The Value of Knowledge
Have you ever wondered what the source of any service or product is? If not, shut your eyes and think about it for just a moment.
At the core of every useful service or product is knowledge, or more specifically 'specialised knowledge'. When a plumber, marketer, or scientist sells their time to a customer or an employer, they're transferring their knowledge into a useful action – installing a bathroom, increasing a business' turnover, developing a new drug.
"There are two kinds of knowledge – general and specialised. General knowledge, no matter how great in quantity it may be, is of little use in the accumulation of riches" – Napoleon Hill

Specialised knowledge can be converted into valuable actions more easily than general knowledge can, but here's what I've come to realise about the value of specialised knowledge.

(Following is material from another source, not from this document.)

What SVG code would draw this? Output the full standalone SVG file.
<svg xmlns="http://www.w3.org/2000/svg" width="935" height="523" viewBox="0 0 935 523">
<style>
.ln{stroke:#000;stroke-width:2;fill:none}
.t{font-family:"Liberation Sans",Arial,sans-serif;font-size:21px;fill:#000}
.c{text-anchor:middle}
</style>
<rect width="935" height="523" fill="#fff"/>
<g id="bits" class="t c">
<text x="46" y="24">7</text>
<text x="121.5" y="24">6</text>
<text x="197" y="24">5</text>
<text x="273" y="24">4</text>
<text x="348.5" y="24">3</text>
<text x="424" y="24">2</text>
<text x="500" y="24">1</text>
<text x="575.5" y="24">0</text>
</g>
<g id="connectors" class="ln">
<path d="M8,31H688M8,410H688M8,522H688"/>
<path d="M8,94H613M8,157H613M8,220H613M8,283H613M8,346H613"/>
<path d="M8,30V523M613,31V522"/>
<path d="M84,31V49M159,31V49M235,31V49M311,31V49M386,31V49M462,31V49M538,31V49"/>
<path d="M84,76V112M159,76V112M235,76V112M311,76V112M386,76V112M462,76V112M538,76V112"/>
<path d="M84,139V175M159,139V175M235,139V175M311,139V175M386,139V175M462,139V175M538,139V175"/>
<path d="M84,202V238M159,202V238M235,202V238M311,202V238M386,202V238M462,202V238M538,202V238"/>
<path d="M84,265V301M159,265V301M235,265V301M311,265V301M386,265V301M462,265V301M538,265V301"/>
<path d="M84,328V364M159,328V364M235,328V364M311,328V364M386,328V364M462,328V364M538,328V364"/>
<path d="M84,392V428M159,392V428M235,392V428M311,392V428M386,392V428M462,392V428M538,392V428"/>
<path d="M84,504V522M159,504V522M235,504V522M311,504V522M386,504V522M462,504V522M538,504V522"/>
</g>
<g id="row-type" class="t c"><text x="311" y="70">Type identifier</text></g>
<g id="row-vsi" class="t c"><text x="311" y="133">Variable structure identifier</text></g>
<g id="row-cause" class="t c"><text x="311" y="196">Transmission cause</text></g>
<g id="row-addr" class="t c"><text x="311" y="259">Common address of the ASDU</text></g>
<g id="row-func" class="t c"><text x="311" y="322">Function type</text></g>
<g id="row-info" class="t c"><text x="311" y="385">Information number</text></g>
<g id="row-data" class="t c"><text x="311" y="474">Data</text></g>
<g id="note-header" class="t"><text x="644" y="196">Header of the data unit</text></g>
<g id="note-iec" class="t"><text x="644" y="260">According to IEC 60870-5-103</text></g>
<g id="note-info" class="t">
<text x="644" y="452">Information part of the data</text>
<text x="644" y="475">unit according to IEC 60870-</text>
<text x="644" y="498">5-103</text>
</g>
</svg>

Specialised knowledge is valuable, but you don't necessarily need to own that knowledge to share (and benefit from) its value.
Sharing The Knowledge of Others
When I created TheMusiciansGuide.co.uk (a hobby 'web-business' of mine) I had some specialised knowledge on music marketing from running an indie record label, which I was able to share with other musicians. The specialised knowledge I was offering had a value that musicians were willing to pay for.
But then I started offering professional music contracts on the website to help musicians get hold of contracts without having to hire an expensive lawyer, yet I had no knowledge of music law.
Now I could have pretended to know how to write the sunset clause and allocation of royalties in a 360-type record deal, but I'm not one to trick customers or create a half-arsed product, so instead I shared the specialised knowledge of a professional entertainment lawyer who did know his stuff.
Rather than extracting value out of the specialised knowledge I already possessed, I shared the value of someone else's specialised knowledge with an audience eager to receive and pay for it, which benefited everyone.
Knowledge, used at its best creates time, health, and opportunity
If you want to create a product that's useful, here's an idea that I go back to time and time again. Write on a piece of paper "What could save X many people Y many pounds/hours?" and list some ideas that do exactly that, and that you'd enjoy creating. When you start getting excited by one of those ideas, decide how you're going to reach X people, and then harvest the knowledge needed to create the idea and offer it for a fraction of £Y.
It sounds simple, and it is. Money and time are the two most commonly exchanged commodities we have to dispose of, so anything that gives us more of either is valuable.
People spend thousands of pounds as well as days of research when buying cars, sofas, mortgages, and clothes. If you can share with them the knowledge to save money or time while doing any of these things, you've created something useful.
With the tools we now have, such as email and search engines, it's easier than ever to find and compile specialised knowledge from people and web pages into a package that is useful and valuable to people.
You no longer need specialised knowledge to benefit from its value. If you can find and share it with people who need it, you're arguably more useful than the people who obtain the knowledge but never use it to make a difference.
Remember, knowledge is not power – it's potential power. You have to do something with it for it to have any use, and there's a world of opportunity for you to harvest the power in other people's knowledge.